- Leader: Kwak Jeong-hwan
- Founded: March 10, 2003 (Universal Peace and Unification Family Party) 28 August 2007 (Family Party for Peace and Unity)
- Dissolved: 29 March 2007 (Universal Peace and Unification Family Party) 15 April 2008 (Family Party for Peace and Unity)
- Preceded by: Universal Peace and Unification Family Party
- Ideology: Unification Church
- Religion: Unification Church
- Colors: Light Green

Korean name
- Hangul: 평화통일가정당
- Hanja: 平和統一家庭堂
- RR: Pyeonghwa tongil gajeongdang
- MR: P'yŏnghwa t'ongil kajŏngdang

= Family Party for Peace and Unity =

2003–2007 and 2007–2008 political party in South Korea

The Family Party for Peace and Unity was a political party based on the ideology of the Unification Church in South Korea. The party is a re-founded version of the Universal Peace and Unification Family Party which was dissolved on the 29 March 2007.

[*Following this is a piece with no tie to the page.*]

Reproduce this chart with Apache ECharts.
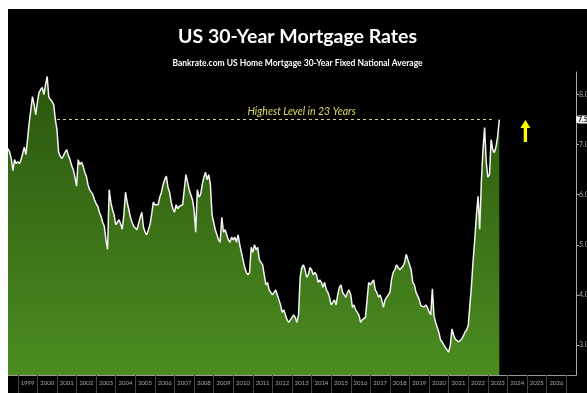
<!DOCTYPE html>
<html>
<head>
<meta charset="utf-8">
<title>US 30-Year Mortgage Rates</title>
<script src="https://cdn.jsdelivr.net/npm/echarts@6/dist/echarts.min.js"></script>
<style>
    html, body { margin: 0; padding: 0; background: #fff; }
    #chart-mortgage {
        position: absolute;
        left: 8px;
        top: 9px;
        width: 579px;
        height: 384px;
        background: #000;
    }
</style>
</head>
<body>
<div id="chart-mortgage"></div>
<script>
// 月度数据起止
var firstYear = 1998, firstMonth = 7;
var lastYear = 2027, lastMonth = 7;

// 30年固定利率 (%), 每月一个值, 从 1998-07 到 2023-08
var rates = [
    6.92, 6.85, 6.72, 6.48, 6.70, 6.62,                                     // 1998 (Jul-Dec)
    6.66, 6.62, 6.70, 6.68, 6.95, 6.80, 6.78, 7.44, 7.70, 7.96, 7.80, 7.60, // 1999
    7.85, 8.04, 8.10, 8.14, 8.00, 8.20, 8.36, 7.95, 7.90, 7.86, 7.80, 7.50, // 2000
    7.30, 6.85, 6.77, 6.72, 6.78, 6.85, 6.90, 6.78, 6.70, 6.58, 6.50, 6.35, // 2001
    6.17, 6.70, 6.60, 6.65, 6.57, 6.45, 6.37, 6.20, 6.10, 6.05, 6.00, 5.90, // 2002
    5.82, 5.77, 5.65, 5.57, 5.45, 5.37, 5.10, 4.91, 6.10, 5.85, 5.70, 5.60, // 2003
    5.40, 5.45, 5.50, 5.42, 5.31, 5.60, 6.05, 5.85, 5.71, 5.55, 5.45, 5.37, // 2004
    5.35, 5.30, 5.31, 5.55, 5.65, 5.35, 5.25, 5.20, 5.17, 5.40, 5.60, 5.85, // 2005
    5.80, 5.77, 5.80, 5.95, 6.05, 6.20, 6.30, 6.37, 6.15, 6.05, 5.85, 5.72, // 2006
    5.65, 5.80, 5.72, 5.77, 5.75, 5.80, 6.10, 6.40, 6.25, 6.10, 6.00, 5.90, // 2007
    5.70, 5.25, 6.10, 5.95, 6.00, 6.20, 6.35, 6.45, 6.30, 6.40, 6.20, 5.60, // 2008
    5.45, 5.30, 5.20, 5.10, 5.05, 5.55, 5.25, 5.30, 5.20, 5.10, 5.05, 5.15, // 2009
    5.10, 5.15, 5.05, 5.20, 5.00, 4.85, 4.70, 4.55, 4.45, 4.40, 4.45, 4.95, // 2010
    4.85, 5.00, 4.90, 4.95, 4.70, 4.65, 4.60, 4.40, 4.20, 4.25, 4.10, 4.05, // 2011
    4.00, 4.05, 4.10, 4.00, 3.90, 3.80, 3.65, 3.70, 3.60, 3.50, 3.45, 3.45, // 2012
    3.55, 3.60, 3.55, 3.45, 3.60, 4.35, 4.55, 4.60, 4.50, 4.35, 4.40, 4.55, // 2013
    4.50, 4.40, 4.45, 4.40, 4.25, 4.30, 4.25, 4.15, 4.25, 4.10, 4.05, 3.95, // 2014
    3.80, 3.85, 3.90, 3.80, 4.00, 4.15, 4.20, 4.05, 4.00, 3.95, 4.05, 4.10, // 2015
    4.00, 3.75, 3.80, 3.70, 3.65, 3.60, 3.45, 3.50, 3.50, 3.55, 3.90, 4.25, // 2016
    4.20, 4.25, 4.30, 4.10, 4.05, 3.95, 4.00, 3.90, 3.75, 3.90, 3.95, 3.92, // 2017
    4.05, 4.31, 4.45, 4.50, 4.60, 4.55, 4.50, 4.48, 4.57, 4.65, 4.81, 4.70, // 2018
    4.60, 4.50, 4.25, 4.20, 4.05, 3.98, 3.90, 3.78, 3.80, 3.76, 3.80, 3.75, // 2019
    3.66, 3.60, 4.12, 3.58, 3.45, 3.35, 3.25, 3.10, 3.06, 3.00, 2.95, 2.90, // 2020
    2.86, 3.00, 3.32, 3.20, 3.12, 3.10, 3.06, 3.05, 3.12, 3.18, 3.26, 3.30, // 2021
    3.40, 3.80, 4.20, 4.70, 5.11, 5.60, 5.97, 5.31, 6.25, 6.90, 7.34, 6.65, // 2022
    6.35, 6.40, 7.10, 6.90, 6.84, 6.96, 7.16, 7.50                          // 2023 (Jan-Aug)
];

// 右侧刻度
var yTicks = [3, 4, 5, 6, 7, 8];
var currentLevel = 7.5;
var highLevelLabel = "Highest Level in 23 Years";
var highLineFrom = "2001-01", highLineTo = "2023-05";
var arrowAt = "2024-12", arrowValue = 7.27;

//生成月份类目
function pad(n) {
    return n < 10 ? "0" + n : "" + n;
}
var months = [];
var y = firstYear, m = firstMonth;
while (y < lastYear || (y === lastYear && m <= lastMonth)) {
    months.push(y + "-" + pad(m));
    m++;
    if (m > 12) { m = 1; y++; }
}
var seriesData = months.map(function (v, i) {
    return i < rates.length ? rates[i] : null;
});

var chartMortgage = echarts.init(document.getElementById("chart-mortgage"));

var option = {
    backgroundColor: "#000",
    animation: false,
    title: [{
        text: "US 30-Year Mortgage Rates",
        left: "center",
        top: 13,
        textStyle: {color: "#fff", fontSize: 19.5, fontWeight: "bold", fontFamily: "Lato"}
    }, {
        text: "Bankrate.com US Home Mortgage 30-Year Fixed National Average",
        left: "center",
        top: 45,
        textStyle: {color: "#fff", fontSize: 8.5, fontWeight: "bold", fontFamily: "Lato"}
    }],
    grid: {left: 0, right: 11, top: 63, bottom: 18, outerBoundsMode: "none", containLabel: false},
    xAxis: {
        type: "category",
        data: months,
        boundaryGap: false,
        axisLine: {show: true, lineStyle: {color: "#999", width: 1}},
        axisTick: {
            show: true,
            length: 18,
            lineStyle: {color: "#444"},
            interval: function (index, value) {
                return value.slice(5) === "01";
            }
        },
        axisLabel: {
            color: "#aaa",
            fontSize: 6,
            fontFamily: "Lato",
            margin: 5,
            interval: function (index, value) {
                var yr = parseInt(value.slice(0, 4), 10);
                return value.slice(5) === "07" && yr >= 1999 && yr <= 2026;
            },
            formatter: function (value) {
                return value.slice(0, 4);
            }
        },
        splitLine: {show: false}
    },
    yAxis: [{
        type: "value",
        position: "right",
        min: 2.4,
        max: 8.45,
        axisLine: {show: true, lineStyle: {color: "#aaa", width: 1}},
        axisTick: {show: true, length: 3, lineStyle: {color: "#aaa"}, customValues: yTicks},
        axisLabel: {
            color: "#aaa",
            fontSize: 7,
            fontFamily: "Lato",
            margin: 3,
            customValues: yTicks,
            formatter: function (v) { return v.toFixed(1); }
        },
        splitLine: {show: false}
    }, {
        type: "value",
        position: "right",
        min: 2.4,
        max: 8.45,
        axisLine: {show: false},
        axisTick: {show: false},
        axisLabel: {
            margin: 0,
            customValues: [currentLevel],
            formatter: function (v) { return v.toFixed(1); },
            color: "#111",
            fontSize: 7,
            fontWeight: "bold",
            fontFamily: "Lato",
            backgroundColor: "#f2f2f2",
            borderRadius: 3,
            padding: [1, 3, 0, 2]
        },
        splitLine: {show: false}
    }],
    series: [{
        name: "30-Year Fixed",
        type: "line",
        data: seriesData,
        symbol: "none",
        lineStyle: {color: "#f4f4f4", width: 1.5},
        areaStyle: {
            origin: "start",
            opacity: 1,
            color: new echarts.graphic.LinearGradient(0, 0, 0, 1, [
                {offset: 0, color: "#2a560e"},
                {offset: 1, color: "#4c8c21"}
            ])
        },
        markLine: {
            silent: true,
            symbol: "none",
            lineStyle: {color: "#d9d49a", type: [3, 3], width: 1},
            label: {
                show: true,
                position: "insideMiddleTop",
                formatter: highLevelLabel,
                color: "#dcd96a",
                fontSize: 10.5,
                fontStyle: "italic",
                fontFamily: "Lato",
                distance: 2,
                padding: [0, 0, 0, 52]
            },
            data: [[
                {coord: [highLineFrom, currentLevel]},
                {coord: [highLineTo, currentLevel]}
            ]]
        },
        markPoint: {
            silent: true,
            symbol: "path://M4.5,0 L9,8 L6,8 L6,22 L3,22 L3,8 L0,8 Z",
            symbolSize: [10, 22],
            itemStyle: {color: "#ffff00"},
            label: {show: false},
            data: [{coord: [arrowAt, arrowValue]}]
        }
    }]
};
chartMortgage.setOption(option);

window.addEventListener("resize", function () {
    chartMortgage.resize();
});
</script>
</body>
</html>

== Universal Peace and Unification Family Party ==
The party uses the Hanja character for "house" (堂) instead of the character for "party" (黨). The Universal Peace and Unification Family Party was founded on 10 March 2003 by Sun Myung Moon and Hak Ja Han. The party promoted "True Family," "Purity Values," and "National Ideological Education." The party stated it would focus on national education without participating in elections. However, it was revoked by the National Election Commission on 29 March 2007, as it met the grounds for revocation of party registration under the Political Parties Act Article 44(1).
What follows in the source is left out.